Nesta relação concreta entre um imigrante haitiano, provavelmente num quadro clínico grave que demandava contenção farmacológica, por que não ocorreu o encontro com uma equipe de saúde? Há um arsenal de drogas desenvolvidas pela indústria farmacêutica capazes de atuar em tais situações, porque elas não foram usadas? Porque se optou pela contenção via bala de uma arma de fogo, feita para matar? Nesta disputa das potentes indústrias farmacêutica e bélica, fico com a primeira.

Onde está a responsabilidade dos gestores municipais em propor um olhar específico, contemplado em políticas públicas, de atuação com estas populações de imigrantes? Se fosse um imigrante europeu, hoje, será que esse desencontro e seu desfecho seriam os mesmo? E a reforma psiquiátrica, é mais uma lei distante da vida das pessoas? Porque ainda esse ranço e esse desejo de aniquilar o outro?
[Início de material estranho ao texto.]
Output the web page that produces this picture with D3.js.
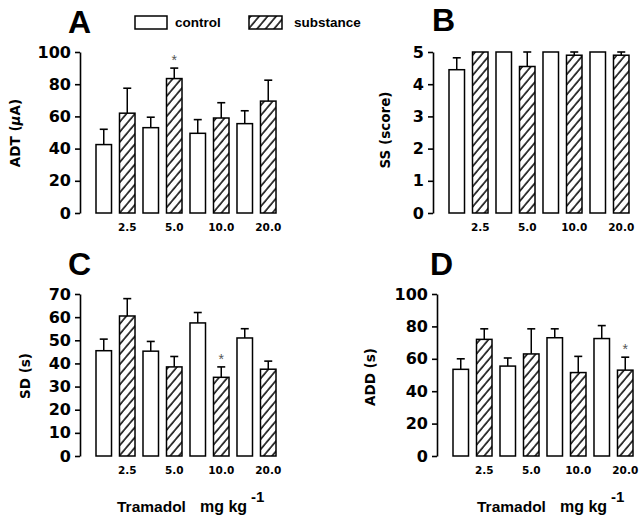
<!DOCTYPE html>
<html><head><meta charset="utf-8">
<script src="https://cdn.jsdelivr.net/npm/d3@7"></script>
<style>
html,body{margin:0;padding:0;background:#fff;}
text{font-family:"Liberation Sans",Arial,Helvetica,sans-serif;}
</style></head>
<body>
<svg id="chart" width="640" height="520"></svg>
<script>
// ---------- data ----------
const doses = ["2.5", "5.0", "10.0", "20.0"];
const seriesNames = ["control", "substance"];

const adtControl = [42.5, 53, 49.5, 55.5];
const adtControlErr = [9.5, 6.5, 8.5, 8];
const adtSubstance = [62, 83.5, 59, 69.5];
const adtSubstanceErr = [15.5, 6.5, 9.5, 13];

const ssControl = [4.45, 5, 5, 5];
const ssControlErr = [0.37, 0, 0, 0];
const ssSubstance = [5, 4.55, 4.9, 4.9];
const ssSubstanceErr = [0, 0.45, 0.1, 0.1];

const sdControl = [45.5, 45.3, 57.5, 51];
const sdControlErr = [5, 4.2, 4.5, 4];
const sdSubstance = [60.5, 38.5, 34, 37.5];
const sdSubstanceErr = [7.5, 4.5, 4.5, 3.5];

const addControl = [53.5, 55.5, 73, 72.5];
const addControlErr = [6.5, 5, 5.5, 8];
const addSubstance = [72, 63, 51.5, 53];
const addSubstanceErr = [6.5, 15.5, 10, 8];

const adtTicks = [0, 20, 40, 60, 80, 100];
const ssTicks = [0, 1, 2, 3, 4, 5];
const sdTicks = [0, 10, 20, 30, 40, 50, 60, 70];
const addTicks = [0, 20, 40, 60, 80, 100];

const adtStars = [1];
const ssStars = [];
const sdStars = [2];
const addStars = [3];

// ---------- layout ----------
const svg = d3.select("#chart");
const defs = svg.append("defs");
const pat = defs.append("pattern").attr("id", "hatch")
  .attr("patternUnits", "userSpaceOnUse").attr("width", 6.5).attr("height", 6.5)
  .attr("patternTransform", "rotate(40)");
pat.append("rect").attr("width", 6.5).attr("height", 6.5).attr("fill", "#fff");
pat.append("line").attr("x1", 1).attr("y1", 0).attr("x2", 1).attr("y2", 6.5)
  .attr("stroke", "#000").attr("stroke-width", 1.5);

const panels = [
  {letter: "A", lx: 68, ly: 33, ax: 80, y0: 213, yTop: 52, max: 100, ticks: adtTicks,
   ctrl: adtControl, ctrlErr: adtControlErr, sub: adtSubstance, subErr: adtSubstanceErr,
   stars: adtStars, title: "ADT", titleX: 20, titleY: 133, mu: true, xlab: false},
  {letter: "B", lx: 432, ly: 31, ax: 433, y0: 213, yTop: 52, max: 5, ticks: ssTicks,
   ctrl: ssControl, ctrlErr: ssControlErr, sub: ssSubstance, subErr: ssSubstanceErr,
   stars: ssStars, title: "SS (score)", titleX: 390, titleY: 130, xlab: false},
  {letter: "C", lx: 68, ly: 275, ax: 80, y0: 456, yTop: 294, max: 70, ticks: sdTicks,
   ctrl: sdControl, ctrlErr: sdControlErr, sub: sdSubstance, subErr: sdSubstanceErr,
   stars: sdStars, title: "SD (s)", titleX: 30, titleY: 376, xlab: true, xlabX: 117},
  {letter: "D", lx: 430, ly: 275, ax: 437, y0: 456, yTop: 294, max: 100, ticks: addTicks,
   ctrl: addControl, ctrlErr: addControlErr, sub: addSubstance, subErr: addSubstanceErr,
   stars: addStars, title: "ADD (s)", titleX: 375, titleY: 377, xlab: true, xlabX: 477}
];

const wide = "'DejaVu Sans',Verdana,sans-serif";

panels.forEach(p => {
  const g = svg.append("g");
  const y = d3.scaleLinear().domain([0, p.max]).range([p.y0, p.yTop]);
  const slots = d3.range(8);
  const x = d3.scaleBand().domain(slots).range([p.ax + 16, p.ax + 196]).paddingInner(0.34).paddingOuter(0);

  // y axis
  const axis = g.append("g").attr("transform", `translate(${p.ax},0)`)
    .call(d3.axisLeft(y).tickValues(p.ticks).tickFormat(d3.format("d")).tickSize(5).tickSizeOuter(0).tickPadding(4));
  axis.select(".domain").attr("stroke", "#000").attr("stroke-width", 1.6);
  axis.selectAll(".tick line").attr("stroke", "#000").attr("stroke-width", 1.6);
  axis.selectAll(".tick text").attr("fill", "#000")
    .style("font-family", wide)
    .style("font-size", "16px").style("font-weight", "bold");

  // bars
  const bars = [];
  doses.forEach((d, i) => {
    bars.push({slot: 2 * i, v: p.ctrl[i], e: p.ctrlErr[i], s: 0, i});
    bars.push({slot: 2 * i + 1, v: p.sub[i], e: p.subErr[i], s: 1, i});
  });
  const bw = x.bandwidth();
  // error bars
  bars.filter(b => b.e > 0).forEach(b => {
    const cx = x(b.slot) + bw / 2;
    g.append("line").attr("x1", cx).attr("x2", cx).attr("y1", y(b.v)).attr("y2", y(b.v + b.e))
      .attr("stroke", "#000").attr("stroke-width", 1.5);
    g.append("line").attr("x1", cx - 4).attr("x2", cx + 4).attr("y1", y(b.v + b.e)).attr("y2", y(b.v + b.e))
      .attr("stroke", "#000").attr("stroke-width", 1.6);
  });
  g.selectAll("rect.bar").data(bars).enter().append("rect").attr("class", "bar")
    .attr("x", b => x(b.slot)).attr("width", bw)
    .attr("y", b => y(b.v)).attr("height", b => y(0) - y(b.v))
    .attr("fill", b => b.s ? "url(#hatch)" : "#fff")
    .attr("stroke", "#000").attr("stroke-width", 1.5);

  // stars
  p.stars.forEach(i => {
    const b = bars[2 * i + 1];
    g.append("text").attr("x", x(b.slot) + bw / 2).attr("y", y(b.v + b.e) - 3)
      .attr("text-anchor", "middle").attr("fill", "#555")
      .style("font-size", "14px").text("*");
  });

  // x tick labels under substance bars
  doses.forEach((d, i) => {
    g.append("text").attr("x", x(2 * i + 1) + bw / 2).attr("y", p.y0 + 18)
      .attr("text-anchor", "middle").style("font-family", wide)
      .style("font-size", "10.5px").style("font-weight", "bold")
      .text(d);
  });

  // panel letter
  g.append("text").attr("x", p.lx).attr("y", p.ly).style("font-size", "32px")
    .style("font-weight", "bold").text(p.letter);

  // y title
  const t = g.append("text").attr("transform", `translate(${p.titleX},${p.titleY}) rotate(-90)`)
    .attr("text-anchor", "middle").style("font-family", wide)
    .style("font-size", "13.5px").style("font-weight", "bold");
  if (p.mu) {
    t.append("tspan").text("ADT (");
    t.append("tspan").style("font-style", "italic").text("\u03bc");
    t.append("tspan").text("A)");
  } else {
    t.text(p.title);
  }

  // x title
  if (p.xlab) {
    g.append("text").attr("x", p.xlabX).attr("y", 512)
      .style("font-size", "15.5px").style("font-weight", "bold").text("Tramadol");
    g.append("text").attr("x", p.xlabX + 83).attr("y", 512)
      .style("font-size", "16px").style("font-weight", "bold").text("mg kg");
    g.append("text").attr("x", p.xlabX + 134).attr("y", 502)
      .style("font-size", "15px").style("font-weight", "bold").text("-1");
  }
});

// legend
const lg = svg.append("g");
lg.append("rect").attr("x", 135).attr("y", 16).attr("width", 32).attr("height", 13)
  .attr("fill", "#fff").attr("stroke", "#000").attr("stroke-width", 1.5);
lg.append("text").attr("x", 175).attr("y", 27).style("font-size", "13.5px").style("font-weight", "bold").text(seriesNames[0]);
lg.append("rect").attr("x", 249).attr("y", 16).attr("width", 33).attr("height", 13)
  .attr("fill", "url(#hatch)").attr("stroke", "#000").attr("stroke-width", 1.5);
lg.append("text").attr("x", 294).attr("y", 27).style("font-size", "13.5px").style("font-weight", "bold").text(seriesNames[1]);
</script>
</body></html>
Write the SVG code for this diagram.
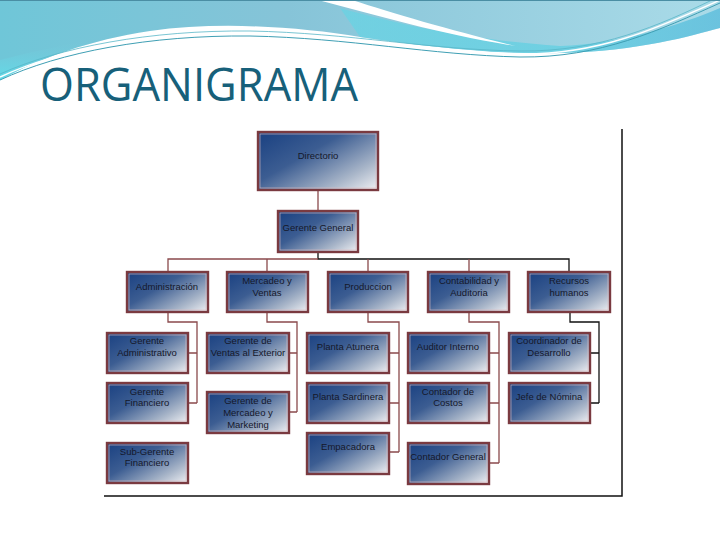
<svg xmlns="http://www.w3.org/2000/svg" width="720" height="540" viewBox="0 0 720 540">
<defs>
<linearGradient id="hdr" x1="0" y1="0" x2="1" y2="0">
<stop offset="0" stop-color="#6fc6d8"/>
<stop offset="0.4" stop-color="#86c4d8"/>
<stop offset="1" stop-color="#aadbe8"/>
</linearGradient>
<linearGradient id="hdrL" x1="0" y1="0" x2="0" y2="1">
<stop offset="0" stop-color="#7fbfd2" stop-opacity="0"/>
<stop offset="1" stop-color="#5fe0ec" stop-opacity="0.9"/>
</linearGradient>
<linearGradient id="band" x1="0" y1="0" x2="1" y2="0">
<stop offset="0" stop-color="#66d4e4"/>
<stop offset="0.6" stop-color="#5ccfe2"/>
<stop offset="1" stop-color="#4fb8da"/>
</linearGradient>
<linearGradient id="box" x1="0" y1="0.15" x2="1" y2="1">
<stop offset="0" stop-color="#1f4584"/>
<stop offset="0.35" stop-color="#3c5d92"/>
<stop offset="0.75" stop-color="#a9b6c9"/>
<stop offset="1" stop-color="#f2f2f5"/>
</linearGradient>
<style>
.bx{fill:url(#box);stroke:#7a3a40;stroke-width:2.4}
.in{fill:none;stroke:#dcbcc0;stroke-width:0.6}
.t{font-family:"Liberation Sans",Arial,sans-serif;font-size:9.5px;fill:#15182a;text-anchor:middle}
.cb{fill:none;stroke:#8a4a4c;stroke-width:1.3}
.ck{fill:none;stroke:#111;stroke-width:1.3}
</style>
</defs>
<rect width="720" height="540" fill="#fff"/>
<g id="header">
<path d="M0,0 H720 V28 C690,36 640,51 560,53 C500,55 430,47 360,37 C300,27 220,21 150,31 C90,40 40,58 0,80 Z" fill="url(#hdr)"/>
<path d="M0,80 C40,58 90,40 150,31 C110,35 60,45 0,60 Z" fill="url(#hdrL)"/>
<path d="M340,8 C420,30 480,40 560,46 C620,44 680,25 720,8 V28 C690,36 640,51 560,53 C500,55 430,47 360,37 Z" fill="url(#band)" opacity="0.7"/>
<path d="M318,0 C380,16 440,34 515,46 C450,30 395,14 352,0 Z" fill="#fff"/>
<path d="M0,80 C60,52 150,35 250,36 C350,38 430,55 520,57 C600,58 660,30 720,3" fill="none" stroke="#3f9fb4" stroke-width="1"/>
<path d="M0,77 C60,49 150,32 250,33 C350,35 430,52 520,54 C600,55 660,27 720,0" fill="none" stroke="#fff" stroke-width="1.5"/>
<path d="M0,74 C60,47 150,30 250,31 C350,33 430,50 520,51 C600,52 660,25 712,0" fill="none" stroke="#58b6c8" stroke-width="0.8"/>
<line x1="0" y1="0.5" x2="720" y2="0.5" stroke="#4a8ea4" stroke-width="1"/>
<text x="40" y="101" font-family="'Open Sans','Liberation Sans',sans-serif" font-size="46" fill="#17607a" textLength="318" lengthAdjust="spacingAndGlyphs">ORGANIGRAMA</text>
</g>
<g id="frame">
<path d="M622,129 V496 H104" fill="none" stroke="#111" stroke-width="1.5"/>
</g>
<g id="connectors">
<path class="cb" d="M318,190 V211"/>
<path class="ck" d="M318,252 V259 H569 V272"/>
<path class="cb" d="M318,259 H168 V272 M267,259 V272 M368,259 V272 M469,259 V272"/>
<path class="cb" d="M168,312 V322 H197 V403 M188,353 H197 M188,403 H197"/>
<path class="cb" d="M267,312 V322 H297 V412 M289,353 H297 M289,412 H297"/>
<path class="cb" d="M368,312 V322 H399 V452 M389,353 H399 M389,403 H399 M389,452 H399"/>
<path class="cb" d="M469,312 V322 H499 V463 M489,353 H499 M489,403 H499 M489,463 H499"/>
<path class="ck" d="M570,312 V322 H599 V403 M590,353 H599 M590,403 H599"/>
</g>
<g id="n-directorio"><rect class="bx" x="258" y="132" width="120" height="58"/><rect class="in" x="260" y="134" width="116" height="54"/><text class="t" x="318" y="159">Directorio</text></g>
<g id="n-gerente-general"><rect class="bx" x="278" y="211" width="80" height="41"/><rect class="in" x="280" y="213" width="76" height="37"/><text class="t" x="318" y="231">Gerente General</text></g>
<g id="n-administracion"><rect class="bx" x="127" y="272" width="81" height="40"/><rect class="in" x="129" y="274" width="77" height="36"/><text class="t" x="167" y="290">Administración</text></g>
<g id="n-mercadeo"><rect class="bx" x="227" y="272" width="81" height="40"/><rect class="in" x="229" y="274" width="77" height="36"/><text class="t" x="267" y="284">Mercadeo y</text><text class="t" x="267" y="296">Ventas</text></g>
<g id="n-produccion"><rect class="bx" x="328" y="272" width="80" height="40"/><rect class="in" x="330" y="274" width="76" height="36"/><text class="t" x="368" y="290">Produccion</text></g>
<g id="n-contabilidad"><rect class="bx" x="428" y="272" width="81" height="40"/><rect class="in" x="430" y="274" width="77" height="36"/><text class="t" x="469" y="284">Contabilidad y</text><text class="t" x="469" y="296">Auditoria</text></g>
<g id="n-recursos"><rect class="bx" x="528" y="272" width="82" height="40"/><rect class="in" x="530" y="274" width="78" height="36"/><text class="t" x="569" y="284">Recursos</text><text class="t" x="569" y="296">humanos</text></g>
<g id="n-ger-admin"><rect class="bx" x="107" y="333" width="81" height="40"/><rect class="in" x="109" y="335" width="77" height="36"/><text class="t" x="147" y="344">Gerente</text><text class="t" x="147" y="356">Administrativo</text></g>
<g id="n-ger-fin"><rect class="bx" x="107" y="383" width="81" height="40"/><rect class="in" x="109" y="385" width="77" height="36"/><text class="t" x="147" y="395">Gerente</text><text class="t" x="147" y="406">Financiero</text></g>
<g id="n-subger-fin"><rect class="bx" x="107" y="443" width="81" height="40"/><rect class="in" x="109" y="445" width="77" height="36"/><text class="t" x="147" y="455">Sub-Gerente</text><text class="t" x="147" y="466">Financiero</text></g>
<g id="n-ger-ventas"><rect class="bx" x="207" y="333" width="82" height="40"/><rect class="in" x="209" y="335" width="78" height="36"/><text class="t" x="248" y="344">Gerente de</text><text class="t" x="248" y="356">Ventas al Exterior</text></g>
<g id="n-ger-mercadeo"><rect class="bx" x="207" y="392" width="82" height="41"/><rect class="in" x="209" y="394" width="78" height="37"/><text class="t" x="248" y="404">Gerente de</text><text class="t" x="248" y="416">Mercadeo y</text><text class="t" x="248" y="428">Marketing</text></g>
<g id="n-atunera"><rect class="bx" x="307" y="333" width="82" height="40"/><rect class="in" x="309" y="335" width="78" height="36"/><text class="t" x="348" y="350">Planta Atunera</text></g>
<g id="n-sardinera"><rect class="bx" x="307" y="383" width="82" height="40"/><rect class="in" x="309" y="385" width="78" height="36"/><text class="t" x="348" y="400">Planta Sardinera</text></g>
<g id="n-empacadora"><rect class="bx" x="307" y="433" width="82" height="41"/><rect class="in" x="309" y="435" width="78" height="37"/><text class="t" x="348" y="450">Empacadora</text></g>
<g id="n-auditor"><rect class="bx" x="408" y="333" width="81" height="40"/><rect class="in" x="410" y="335" width="77" height="36"/><text class="t" x="448" y="350">Auditor Interno</text></g>
<g id="n-contador-costos"><rect class="bx" x="408" y="383" width="81" height="40"/><rect class="in" x="410" y="385" width="77" height="36"/><text class="t" x="448" y="395">Contador de</text><text class="t" x="448" y="406">Costos</text></g>
<g id="n-contador-general"><rect class="bx" x="408" y="443" width="81" height="41"/><rect class="in" x="410" y="445" width="77" height="37"/><text class="t" x="448" y="460">Contador General</text></g>
<g id="n-coordinador"><rect class="bx" x="509" y="333" width="81" height="40"/><rect class="in" x="511" y="335" width="77" height="36"/><text class="t" x="549" y="344">Coordinador de</text><text class="t" x="549" y="356">Desarrollo</text></g>
<g id="n-jefe-nomina"><rect class="bx" x="509" y="383" width="81" height="40"/><rect class="in" x="511" y="385" width="77" height="36"/><text class="t" x="549" y="400">Jefe de Nómina</text></g>
</svg>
A crítica à violação dos direitos humanos e a terapêutica subjugada em instituições totais como os hospícios, caracterizados como depósitos para guardar loucos, conduziu o movimento que culminou na Lei da Reforma Psiquiátrica, nº 10.216, de 6 de abril de 2001, que dispõe sobre a proteção e os direitos das pessoas portadoras de transtornos mentais e redireciona o modelo assistencial em saúde mental.

Quatorze anos após a promulgação da lei, muitos são os desafios para que nos distanciemos deste passado presente. Um novo lugar no imaginário social precisa ser forjado para que possamos nos relacionar com a loucura e o louco, de maneira generosa e não violenta. Se as equipes de saúde e os agentes do Estado forem incapazes desta generosidade do cuidado, e não reivindicarem este lugar, então estamos diante de algo realmente sério e perverso.

A história de Jean Wesly passa a integrar um recorte maior sobre a experiência de exclusão que o mundo contemporâneo ainda tece, mantendo os mesmos silêncios. Reconstruir esta experiência, resgatar as memórias de outros tempos, das vozes silenciadas, e estranhar a barbárie, é trazer pra consciência aquilo que ficaria mais bem colocado embaixo do tapete da história - só que não.

Por uma sociedade que cuide de pessoas mais do que de coisas. E só.



Referências:
Cunha, M. C. P. (1990). Cidadelas da ordem. São Paulo: Brasiliense.
Haiti busca informações (14/10/2015). Jornal Pioneiro, p. 8. Caxias do Sul.
Papini, F.Z. (2012). Loucos em Caxias: 1909 a 1923. Trabalho de Conclusão de Curso não-publicado. Centro de Ciências Humanas, Psicologia. Universidade de Caxias do Sul. Caxias do Sul, Brasil.
Wadi, Y. M. (2002). Palácio para guardar doidos. Porto Alegre: Editora da Universidade/ UFRGS.